Improving Welding System Efficiency: The Role of High-Quality ARC Welding Cable in Energy Loss Reduction

Industrial welding operations often focus on upgrading power sources to improve efficiency. They frequently overlook the transmission pathway entirely. Here, significant energy simply bleeds away as useless heat. Degraded or substandard transmission lines create severe voltage drops. They introduce high electrical resistance into the circuit. You lose valuable power before it even reaches the arc. This creates a massive inefficiency gap in everyday operations.

Upgrading to a properly specified, High-Quality ARC Welding Cable is a calculable, high-ROI method. It reduces overall energy consumption. It stabilizes arc performance for better welds. It also directly supports facility-wide sustainability targets.

You will learn how electrical resistance silently drains power from your manufacturing systems. We will explore the critical materials and construction methods defining top-tier cables. You will also discover actionable routing and sizing strategies to optimize your entire infrastructure.

Key Takeaways

• Substandard or degraded cables increase electrical resistance, forcing power supplies to draw more utility power to maintain target arc voltage.

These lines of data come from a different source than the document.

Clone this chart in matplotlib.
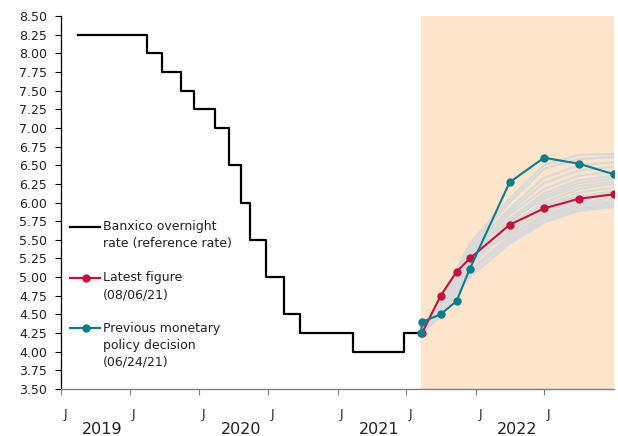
import numpy as np
import pandas as pd
from matplotlib import pyplot as plt
from matplotlib.lines import Line2D

# Banxico overnight rate (step series)
rate_dates = pd.to_datetime([
    "2019-02-14", "2019-08-15", "2019-09-26", "2019-11-14", "2019-12-19",
    "2020-02-13", "2020-03-20", "2020-04-21", "2020-05-14", "2020-06-25",
    "2020-08-13", "2020-09-24", "2021-02-11", "2021-06-24", "2021-08-09"])
rate_values = [8.25, 8.00, 7.75, 7.50, 7.25, 7.00, 6.50, 6.00, 5.50, 5.00,
               4.50, 4.25, 4.00, 4.25, 4.25]

# latest figure (08/06/21)
latest_dates = pd.to_datetime([
    "2021-08-12", "2021-09-30", "2021-11-11", "2021-12-16",
    "2022-03-31", "2022-06-30", "2022-09-30", "2022-12-31"])
latest_values = [4.25, 4.75, 5.07, 5.25, 5.70, 5.92, 6.05, 6.11]

# previous monetary policy decision (06/24/21)
prev_dates = pd.to_datetime([
    "2021-08-09", "2021-08-12", "2021-09-30", "2021-11-11", "2021-12-16",
    "2022-03-31", "2022-06-30", "2022-09-30", "2022-12-31"])
prev_values = [4.25, 4.40, 4.50, 4.68, 5.11, 6.27, 6.60, 6.52, 6.38]

# historical implied paths (gray lines), same dates as latest figure
gray_paths = [
    [4.30, 4.70, 5.10, 5.45, 6.05, 6.50, 6.64, 6.65],
    [4.28, 4.65, 5.05, 5.40, 6.00, 6.45, 6.58, 6.61],
    [4.27, 4.60, 5.00, 5.35, 5.92, 6.33, 6.50, 6.54],
    [4.26, 4.62, 4.98, 5.30, 5.88, 6.26, 6.43, 6.48],
    [4.25, 4.55, 4.95, 5.30, 5.84, 6.18, 6.36, 6.41],
    [4.27, 4.60, 4.95, 5.25, 5.78, 6.12, 6.30, 6.36],
    [4.25, 4.55, 4.90, 5.20, 5.74, 6.08, 6.26, 6.32],
    [4.28, 4.65, 5.00, 5.30, 5.76, 6.05, 6.22, 6.28],
    [4.26, 4.58, 4.92, 5.20, 5.68, 6.00, 6.18, 6.25],
    [4.25, 4.55, 4.88, 5.15, 5.63, 5.96, 6.13, 6.20],
    [4.30, 4.72, 5.10, 5.38, 5.72, 5.95, 6.08, 6.15],
    [4.27, 4.62, 4.95, 5.20, 5.60, 5.88, 6.03, 6.10],
    [4.25, 4.52, 4.85, 5.10, 5.54, 5.84, 5.99, 6.06],
    [4.28, 4.68, 5.02, 5.25, 5.57, 5.81, 5.96, 6.02],
    [4.25, 4.50, 4.80, 5.05, 5.50, 5.79, 5.93, 5.99],
    [4.26, 4.58, 4.88, 5.10, 5.47, 5.75, 5.91, 5.96],
    [4.25, 4.48, 4.78, 5.00, 5.45, 5.73, 5.89, 5.94],
]

forecast_start = pd.Timestamp("2021-08-09")
x_start, x_end = pd.Timestamp("2019-01-01"), pd.Timestamp("2023-01-01")
tick_dates = pd.date_range("2019-01-01", "2022-07-01", freq="6MS")
years = [2019, 2020, 2021, 2022]

RED = "#C0143C"
TEAL = "#0E7C8B"
SHADE = "#FDE5CC"

legend_items = [
    ("black", None, ["Banxico overnight", "rate (reference rate)"]),
    (RED, "o", ["Latest figure", "(08/06/21)"]),
    (TEAL, "o", ["Previous monetary", "policy decision", "(06/24/21)"]),
]

fig = plt.figure(figsize=(6.18, 4.36), dpi=100)
ax = fig.add_axes([61 / 618, 1 - 389 / 436, 553 / 618, 373 / 436])

ax.axvspan(forecast_start, x_end, color=SHADE, lw=0, zorder=0)
for path in gray_paths:
    ax.plot(latest_dates, path, color="#D9D9D9", lw=1.7, zorder=1)
ax.plot(rate_dates, rate_values, color="black", lw=1.6, drawstyle="steps-post", zorder=2)
ax.plot(latest_dates, latest_values, color=RED, lw=1.5, marker="o", ms=5, zorder=3)
ax.plot(prev_dates, prev_values, color=TEAL, lw=1.5, marker="o", ms=5, zorder=4)

ax.set_xlim(x_start, x_end)
ax.set_ylim(3.5, 8.5)
ax.set_yticks(np.arange(3.5, 8.51, 0.25))
ax.yaxis.set_major_formatter(plt.FormatStrFormatter("%.2f"))
ax.tick_params(axis="y", length=4, width=0.8, pad=6, labelsize=9, colors="black")
ax.tick_params(axis="y", labelcolor="#222222")

ax.set_xticks(tick_dates)
ax.set_xticklabels([])
ax.set_xticks(tick_dates + pd.Timedelta(days=11), minor=True)
ax.set_xticklabels(["J"] * len(tick_dates), minor=True)
ax.tick_params(axis="x", which="major", length=4, width=0.8, color="#808080")
ax.tick_params(axis="x", which="minor", length=0, pad=14, labelsize=9, labelcolor="#222222")

for yr in years:
    ax.text(pd.Timestamp(f"{yr}-04-20"), -0.088, str(yr), transform=ax.get_xaxis_transform(),
            ha="center", va="top", fontsize=11.5, color="#222222")

for s in ["top", "right"]:
    ax.spines[s].set_visible(False)
ax.spines["left"].set_color("black")
ax.spines["left"].set_linewidth(0.9)
ax.spines["bottom"].set_color("#808080")
ax.spines["bottom"].set_linewidth(1.0)

# legend, drawn by hand at the left of the plot
line_step = 17 / 373
entry_y = [0.435, 0.298, 0.1635]
for (color, marker, lines), y in zip(legend_items, entry_y):
    ax.add_line(Line2D([9 / 553, 39 / 553], [y, y], color=color, lw=1.6,
                       transform=ax.transAxes, clip_on=False, zorder=5))
    if marker:
        ax.add_line(Line2D([25 / 553], [y], color=color, marker=marker, ms=5,
                           transform=ax.transAxes, clip_on=False, zorder=5))
    for k, txt in enumerate(lines):
        ax.text(42 / 553, y - k * line_step, txt, transform=ax.transAxes,
                ha="left", va="center", fontsize=9, color="#222222")

fig.savefig("out.png", dpi=100)
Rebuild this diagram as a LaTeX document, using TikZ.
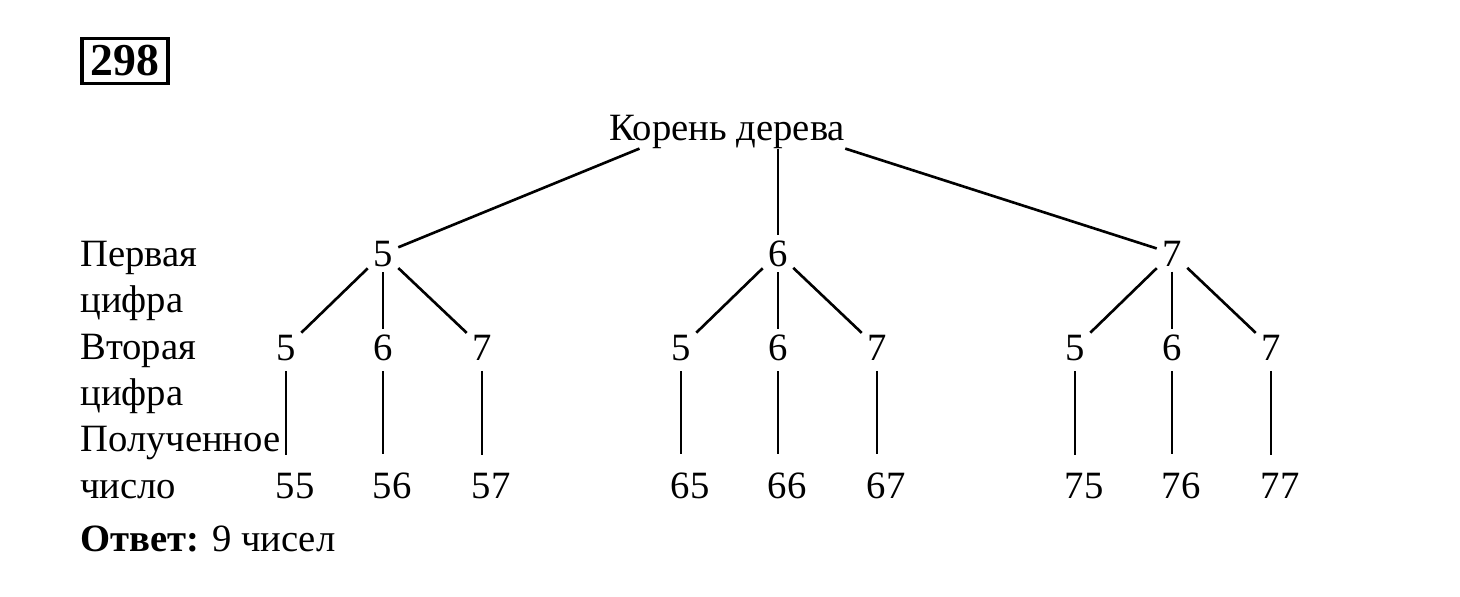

• High-quality ARC welding cable utilizes high-strand-count pure copper and thermal-resistant insulation to minimize $I^2R$ (power) losses.

• Proper cable sizing and length optimization are as critical as material quality in preventing operational energy waste.

• Upgrading transmission components offers a quantifiable return on investment (ROI) while supporting corporate ESG (Environmental, Social, and Governance) compliance.

The Hidden Cost of Resistance: Where Welding Systems Bleed Energy

Understanding energy waste begins with basic electrical physics. Ohm's Law dictates how current flows through a circuit. In any electrical system, energy lost as heat is proportional to the square of the current multiplied by the resistance. We represent this mathematically as $I^2R$. Welding circuits operate at extremely high amperages. Therefore, the current squared becomes a massive number. Even a tiny fraction of an ohm of resistance causes severe power dissipation. If a cable holds just 0.05 ohms of excess resistance in a 300-amp circuit, you lose thousands of watts continuously. This lost power converts entirely into heat.

This heat generation triggers a destructive thermal degradation cycle. Cheap insulation materials fail to dissipate internal temperatures effectively. They trap heat tightly around the copper core. Elevated temperatures accelerate the chemical oxidation of copper. Oxidized copper conducts electricity poorly compared to clean copper. As oxidation spreads, electrical resistance climbs higher. Higher resistance generates even more heat. This thermal degradation cycle rapidly destroys budget cables from the inside out.

Modern inverter welding machines mask this degradation brilliantly. Advanced power supplies constantly monitor arc voltage. When they detect a secondary circuit voltage drop due to cable resistance, they automatically compensate. They pull excess primary power from your facility grid to push enough voltage through the compromised line. The welder rarely notices the drop immediately. The machine simply works harder. Consequently, your utility meter spins faster. You pay heavy industrial electricity rates to heat up rubber on the floor.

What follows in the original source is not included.